GENEVA – Working on a small piece of the world's largest experiment, it's easy to lose sight of the big picture.
Kyle Cormier, a University of Toronto grad student in particle physics, is a member of U of T's research group at CERN, the sprawling international lab on the French-Swiss border that is home to the largest particle accelerator, the Large Hadron Collider.
His job? Researching a silicon microchip for a planned upgrade to the 7,000-tonne Atlas detector, one of four major experiments at the LHC. He has designed, tested and redesigned the chip to withstand extreme cold and radiation exposure – all so that it can read data from proton collisions without needing a tune-up for at least a decade.
It may not sound glamorous, but it's the type of precise, exacting work that led CERN researchers to the 2012 discovery of the Higgs boson, a particle that had been theorized in the 1960s.
“If you’re on a big hike up a mountain, you’re stepping over root branches working your way up,” Cormier says.
Professor Pekka Sinervo and U of T students, including Vincent Pascuzzi, Joey Carter, Laurelle Veloce, Kyle Cormier (seated right), at CERN outside Geneva (photo by Geoffrey Vendeville)
At first glance, CERN, a collection of low-slung concrete buildings on the outskirts of Geneva, doesn't look like a state-of-the-art, multibillion-dollar research facility. But deep underground, the accelerator races protons around a 27-kilometre ring until they are travelling nearly the speed of light and then smashes them together. Like crash scene investigators looking for clues in rubble, scientists analyze the debris from the collisions, which send subatomic particles flying in every direction.
CERN scientists used this method to detect the Higgs boson in 2012, a particle explaining why others have mass. Now they're digging even deeper, investigating questions such as the nature of dark matter.
The mysterious type of matter, which makes up more than a quarter of the universe, has puzzled scientists since the first clues about its existence arose in the 1930s through astronomical observation and calculations.
“We’re at the point where we’ve looked where the light’s brightest,” says Pekka Sinervo, a professor of experimental high energy physics at U of T. “Now we’re looking in all the dark corners that are hard to investigate.”
Physics humour on a wall at CERN (photo by Geoffrey Vendeville)
Researchers may still be a long way off from answering the dark matter riddle, but some breakthrough is just a matter of time, says Laurelle Veloce, who is also studying particle physics at U of T and working at CERN.
“You just put one foot in front of the other and eventually you know someone will find something,” she says.

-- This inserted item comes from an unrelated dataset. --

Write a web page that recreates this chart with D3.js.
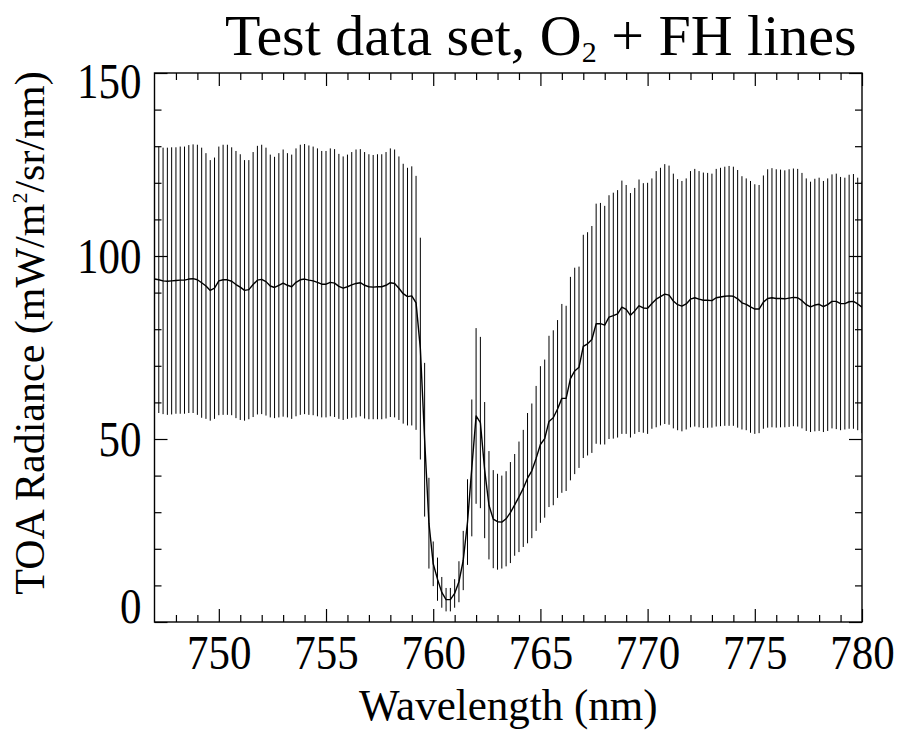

The U of T research group is the largest Canadian team working on the Atlas experiment, with 17 graduate students, four postdocs and six faculty members. Over the summer, undergraduate students can take a summer course at CERN.
Olivier Arnaez, now a U of T postdoc, spent years searching for the Higgs. When CERN researchers had gathered enough statistical evidence to confirm the discovery of a new particle, there was no eureka moment, he recalls – just relief.
“We were happy because we knew we could sleep soon,” he says, “which didn’t happen because we then had to investigate more properties of the Higgs.” The celebrations involved litres of champagne and Nobel prizes for the theorists who proposed the Higgs mechanism decades earlier.
Years of research at CERN haven’t been without setbacks, however. Only nine days after the first successful beam tests in 2008, a soldering error caused an accident that put the project behind schedule by more than 18 months. And last year, researchers who thought they had discovered another new particle admitted they had misinterpreted the data.
But researchers are still hopeful and morale remains high, says Sinervo.
Sinervo in the Atlas control room where scientists monitor proton collisions (photo by Geoffrey Vendeville).
“We’re trying to do things every day that nobody has ever done before,” he says.
Engineering a microchip to work for 10 years without the need for repair, as his student Cormier is doing, is no small feat, he adds. “That’s like how you build spaceships for a moonshot.
“We know that there is going to be some discovery over the horizon,” Sinervo says. “How far do we have to go to reach it? That’s something we don’t know.”